* [Problem details]
Reproduce all of the data that follows, character for character.

* [Available data]
::::::
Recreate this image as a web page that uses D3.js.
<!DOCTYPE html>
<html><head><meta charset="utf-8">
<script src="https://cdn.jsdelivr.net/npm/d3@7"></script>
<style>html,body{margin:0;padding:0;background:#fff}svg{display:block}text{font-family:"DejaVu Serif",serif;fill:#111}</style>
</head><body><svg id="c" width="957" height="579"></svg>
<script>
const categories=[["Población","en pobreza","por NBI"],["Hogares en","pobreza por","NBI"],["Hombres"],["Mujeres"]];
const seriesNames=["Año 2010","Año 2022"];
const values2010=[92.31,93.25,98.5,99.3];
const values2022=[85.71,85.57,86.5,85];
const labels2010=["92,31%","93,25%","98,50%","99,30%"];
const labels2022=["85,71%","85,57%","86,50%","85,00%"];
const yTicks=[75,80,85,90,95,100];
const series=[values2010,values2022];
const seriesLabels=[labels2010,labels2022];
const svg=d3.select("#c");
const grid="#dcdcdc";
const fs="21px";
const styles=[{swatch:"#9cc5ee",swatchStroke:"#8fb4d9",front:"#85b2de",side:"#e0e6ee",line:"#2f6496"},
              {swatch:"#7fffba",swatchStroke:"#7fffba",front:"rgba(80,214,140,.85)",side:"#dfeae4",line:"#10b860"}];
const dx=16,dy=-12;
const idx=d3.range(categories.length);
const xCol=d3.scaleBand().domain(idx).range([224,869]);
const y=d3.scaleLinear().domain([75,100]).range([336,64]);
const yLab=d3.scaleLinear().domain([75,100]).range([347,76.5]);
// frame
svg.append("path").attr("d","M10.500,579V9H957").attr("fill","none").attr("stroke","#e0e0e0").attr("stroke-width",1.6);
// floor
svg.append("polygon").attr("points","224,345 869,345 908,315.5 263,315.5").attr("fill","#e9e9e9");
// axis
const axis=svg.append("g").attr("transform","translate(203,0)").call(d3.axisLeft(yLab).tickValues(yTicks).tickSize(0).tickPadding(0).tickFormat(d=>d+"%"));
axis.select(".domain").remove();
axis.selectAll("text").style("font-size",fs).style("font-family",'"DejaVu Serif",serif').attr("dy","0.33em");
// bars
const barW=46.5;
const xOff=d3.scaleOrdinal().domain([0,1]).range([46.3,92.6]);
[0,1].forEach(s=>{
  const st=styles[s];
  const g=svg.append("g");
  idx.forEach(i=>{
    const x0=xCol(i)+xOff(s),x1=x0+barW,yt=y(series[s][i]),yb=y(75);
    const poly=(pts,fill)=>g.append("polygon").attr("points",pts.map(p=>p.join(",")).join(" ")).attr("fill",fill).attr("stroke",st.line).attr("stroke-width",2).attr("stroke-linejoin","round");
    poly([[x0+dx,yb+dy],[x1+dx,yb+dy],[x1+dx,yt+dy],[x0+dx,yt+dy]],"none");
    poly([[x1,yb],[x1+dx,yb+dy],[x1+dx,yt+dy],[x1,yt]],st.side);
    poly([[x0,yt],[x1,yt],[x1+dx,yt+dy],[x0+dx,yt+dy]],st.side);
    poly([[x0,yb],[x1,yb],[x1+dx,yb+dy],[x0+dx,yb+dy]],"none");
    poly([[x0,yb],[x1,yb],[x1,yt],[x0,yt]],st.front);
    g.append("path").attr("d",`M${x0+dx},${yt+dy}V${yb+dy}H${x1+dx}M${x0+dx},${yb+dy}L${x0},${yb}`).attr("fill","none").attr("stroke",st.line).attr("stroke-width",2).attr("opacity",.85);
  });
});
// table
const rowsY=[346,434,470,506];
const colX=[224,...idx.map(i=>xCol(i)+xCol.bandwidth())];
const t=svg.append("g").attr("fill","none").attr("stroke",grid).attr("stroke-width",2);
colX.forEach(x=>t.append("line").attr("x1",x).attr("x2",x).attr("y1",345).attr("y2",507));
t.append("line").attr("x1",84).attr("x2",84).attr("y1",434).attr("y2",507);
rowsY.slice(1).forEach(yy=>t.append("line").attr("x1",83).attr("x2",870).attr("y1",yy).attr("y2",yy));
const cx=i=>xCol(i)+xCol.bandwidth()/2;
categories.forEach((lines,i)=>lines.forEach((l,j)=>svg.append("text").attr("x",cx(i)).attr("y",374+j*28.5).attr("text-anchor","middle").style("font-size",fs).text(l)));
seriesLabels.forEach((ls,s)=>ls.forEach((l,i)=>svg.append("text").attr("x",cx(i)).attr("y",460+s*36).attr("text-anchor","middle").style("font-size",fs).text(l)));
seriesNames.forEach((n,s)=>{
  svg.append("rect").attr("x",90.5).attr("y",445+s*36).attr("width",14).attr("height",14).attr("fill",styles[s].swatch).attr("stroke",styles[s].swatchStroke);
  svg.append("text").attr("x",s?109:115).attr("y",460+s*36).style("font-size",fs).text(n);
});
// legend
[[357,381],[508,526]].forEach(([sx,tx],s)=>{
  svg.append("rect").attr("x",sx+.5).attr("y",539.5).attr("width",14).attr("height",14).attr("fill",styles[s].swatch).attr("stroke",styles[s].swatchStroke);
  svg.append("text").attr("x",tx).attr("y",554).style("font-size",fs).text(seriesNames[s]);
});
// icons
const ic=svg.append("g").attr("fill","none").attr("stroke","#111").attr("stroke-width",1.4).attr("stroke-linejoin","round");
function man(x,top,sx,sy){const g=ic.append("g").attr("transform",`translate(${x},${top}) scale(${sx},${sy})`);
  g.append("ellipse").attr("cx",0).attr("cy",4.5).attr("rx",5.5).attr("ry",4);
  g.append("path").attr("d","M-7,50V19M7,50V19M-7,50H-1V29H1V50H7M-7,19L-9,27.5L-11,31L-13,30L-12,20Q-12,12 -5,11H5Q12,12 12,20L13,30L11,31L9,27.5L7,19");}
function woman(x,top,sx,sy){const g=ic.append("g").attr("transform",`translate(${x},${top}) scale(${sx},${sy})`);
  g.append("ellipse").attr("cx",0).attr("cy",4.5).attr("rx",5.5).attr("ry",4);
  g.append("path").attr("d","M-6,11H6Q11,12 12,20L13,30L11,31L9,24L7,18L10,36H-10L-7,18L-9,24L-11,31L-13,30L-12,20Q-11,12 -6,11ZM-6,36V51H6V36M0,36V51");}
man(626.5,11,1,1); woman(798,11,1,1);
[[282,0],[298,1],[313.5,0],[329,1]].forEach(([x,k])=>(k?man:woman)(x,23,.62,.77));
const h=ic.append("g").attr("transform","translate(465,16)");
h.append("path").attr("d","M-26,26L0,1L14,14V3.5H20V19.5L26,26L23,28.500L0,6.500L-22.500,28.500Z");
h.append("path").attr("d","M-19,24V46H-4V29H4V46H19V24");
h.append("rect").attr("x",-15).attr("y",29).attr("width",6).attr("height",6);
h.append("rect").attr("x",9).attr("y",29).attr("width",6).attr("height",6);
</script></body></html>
::::::
* [Written answer]
Recreate this image as a web page that uses D3.js.
<!DOCTYPE html>
<html><head><meta charset="utf-8">
<script src="https://cdn.jsdelivr.net/npm/d3@7"></script>
<style>html,body{margin:0;padding:0;background:#fff}svg{display:block}text{font-family:"DejaVu Serif",serif;fill:#111}</style>
</head><body><svg id="c" width="957" height="579"></svg>
<script>
const categories=[["Población","en pobreza","por NBI"],["Hogares en","pobreza por","NBI"],["Hombres"],["Mujeres"]];
const seriesNames=["Año 2010","Año 2022"];
const values2010=[92.31,93.25,98.5,99.3];
const values2022=[85.71,85.57,86.5,85];
const labels2010=["92,31%","93,25%","98,50%","99,30%"];
const labels2022=["85,71%","85,57%","86,50%","85,00%"];
const yTicks=[75,80,85,90,95,100];
const series=[values2010,values2022];
const seriesLabels=[labels2010,labels2022];
const svg=d3.select("#c");
const grid="#dcdcdc";
const fs="21px";
const styles=[{swatch:"#9cc5ee",swatchStroke:"#8fb4d9",front:"#85b2de",side:"#e0e6ee",line:"#2f6496"},
              {swatch:"#7fffba",swatchStroke:"#7fffba",front:"rgba(80,214,140,.85)",side:"#dfeae4",line:"#10b860"}];
const dx=16,dy=-12;
const idx=d3.range(categories.length);
const xCol=d3.scaleBand().domain(idx).range([224,869]);
const y=d3.scaleLinear().domain([75,100]).range([336,64]);
const yLab=d3.scaleLinear().domain([75,100]).range([347,76.5]);
// frame
svg.append("path").attr("d","M10.500,579V9H957").attr("fill","none").attr("stroke","#e0e0e0").attr("stroke-width",1.6);
// floor
svg.append("polygon").attr("points","224,345 869,345 908,315.5 263,315.5").attr("fill","#e9e9e9");
// axis
const axis=svg.append("g").attr("transform","translate(203,0)").call(d3.axisLeft(yLab).tickValues(yTicks).tickSize(0).tickPadding(0).tickFormat(d=>d+"%"));
axis.select(".domain").remove();
axis.selectAll("text").style("font-size",fs).style("font-family",'"DejaVu Serif",serif').attr("dy","0.33em");
// bars
const barW=46.5;
const xOff=d3.scaleOrdinal().domain([0,1]).range([46.3,92.6]);
[0,1].forEach(s=>{
  const st=styles[s];
  const g=svg.append("g");
  idx.forEach(i=>{
    const x0=xCol(i)+xOff(s),x1=x0+barW,yt=y(series[s][i]),yb=y(75);
    const poly=(pts,fill)=>g.append("polygon").attr("points",pts.map(p=>p.join(",")).join(" ")).attr("fill",fill).attr("stroke",st.line).attr("stroke-width",2).attr("stroke-linejoin","round");
    poly([[x0+dx,yb+dy],[x1+dx,yb+dy],[x1+dx,yt+dy],[x0+dx,yt+dy]],"none");
    poly([[x1,yb],[x1+dx,yb+dy],[x1+dx,yt+dy],[x1,yt]],st.side);
    poly([[x0,yt],[x1,yt],[x1+dx,yt+dy],[x0+dx,yt+dy]],st.side);
    poly([[x0,yb],[x1,yb],[x1+dx,yb+dy],[x0+dx,yb+dy]],"none");
    poly([[x0,yb],[x1,yb],[x1,yt],[x0,yt]],st.front);
    g.append("path").attr("d",`M${x0+dx},${yt+dy}V${yb+dy}H${x1+dx}M${x0+dx},${yb+dy}L${x0},${yb}`).attr("fill","none").attr("stroke",st.line).attr("stroke-width",2).attr("opacity",.85);
  });
});
// table
const rowsY=[346,434,470,506];
const colX=[224,...idx.map(i=>xCol(i)+xCol.bandwidth())];
const t=svg.append("g").attr("fill","none").attr("stroke",grid).attr("stroke-width",2);
colX.forEach(x=>t.append("line").attr("x1",x).attr("x2",x).attr("y1",345).attr("y2",507));
t.append("line").attr("x1",84).attr("x2",84).attr("y1",434).attr("y2",507);
rowsY.slice(1).forEach(yy=>t.append("line").attr("x1",83).attr("x2",870).attr("y1",yy).attr("y2",yy));
const cx=i=>xCol(i)+xCol.bandwidth()/2;
categories.forEach((lines,i)=>lines.forEach((l,j)=>svg.append("text").attr("x",cx(i)).attr("y",374+j*28.5).attr("text-anchor","middle").style("font-size",fs).text(l)));
seriesLabels.forEach((ls,s)=>ls.forEach((l,i)=>svg.append("text").attr("x",cx(i)).attr("y",460+s*36).attr("text-anchor","middle").style("font-size",fs).text(l)));
seriesNames.forEach((n,s)=>{
  svg.append("rect").attr("x",90.5).attr("y",445+s*36).attr("width",14).attr("height",14).attr("fill",styles[s].swatch).attr("stroke",styles[s].swatchStroke);
  svg.append("text").attr("x",s?109:115).attr("y",460+s*36).style("font-size",fs).text(n);
});
// legend
[[357,381],[508,526]].forEach(([sx,tx],s)=>{
  svg.append("rect").attr("x",sx+.5).attr("y",539.5).attr("width",14).attr("height",14).attr("fill",styles[s].swatch).attr("stroke",styles[s].swatchStroke);
  svg.append("text").attr("x",tx).attr("y",554).style("font-size",fs).text(seriesNames[s]);
});
// icons
const ic=svg.append("g").attr("fill","none").attr("stroke","#111").attr("stroke-width",1.4).attr("stroke-linejoin","round");
function man(x,top,sx,sy){const g=ic.append("g").attr("transform",`translate(${x},${top}) scale(${sx},${sy})`);
  g.append("ellipse").attr("cx",0).attr("cy",4.5).attr("rx",5.5).attr("ry",4);
  g.append("path").attr("d","M-7,50V19M7,50V19M-7,50H-1V29H1V50H7M-7,19L-9,27.5L-11,31L-13,30L-12,20Q-12,12 -5,11H5Q12,12 12,20L13,30L11,31L9,27.5L7,19");}
function woman(x,top,sx,sy){const g=ic.append("g").attr("transform",`translate(${x},${top}) scale(${sx},${sy})`);
  g.append("ellipse").attr("cx",0).attr("cy",4.5).attr("rx",5.5).attr("ry",4);
  g.append("path").attr("d","M-6,11H6Q11,12 12,20L13,30L11,31L9,24L7,18L10,36H-10L-7,18L-9,24L-11,31L-13,30L-12,20Q-11,12 -6,11ZM-6,36V51H6V36M0,36V51");}
man(626.5,11,1,1); woman(798,11,1,1);
[[282,0],[298,1],[313.5,0],[329,1]].forEach(([x,k])=>(k?man:woman)(x,23,.62,.77));
const h=ic.append("g").attr("transform","translate(465,16)");
h.append("path").attr("d","M-26,26L0,1L14,14V3.5H20V19.5L26,26L23,28.500L0,6.500L-22.500,28.500Z");
h.append("path").attr("d","M-19,24V46H-4V29H4V46H19V24");
h.append("rect").attr("x",-15).attr("y",29).attr("width",6).attr("height",6);
h.append("rect").attr("x",9).attr("y",29).attr("width",6).attr("height",6);
</script></body></html>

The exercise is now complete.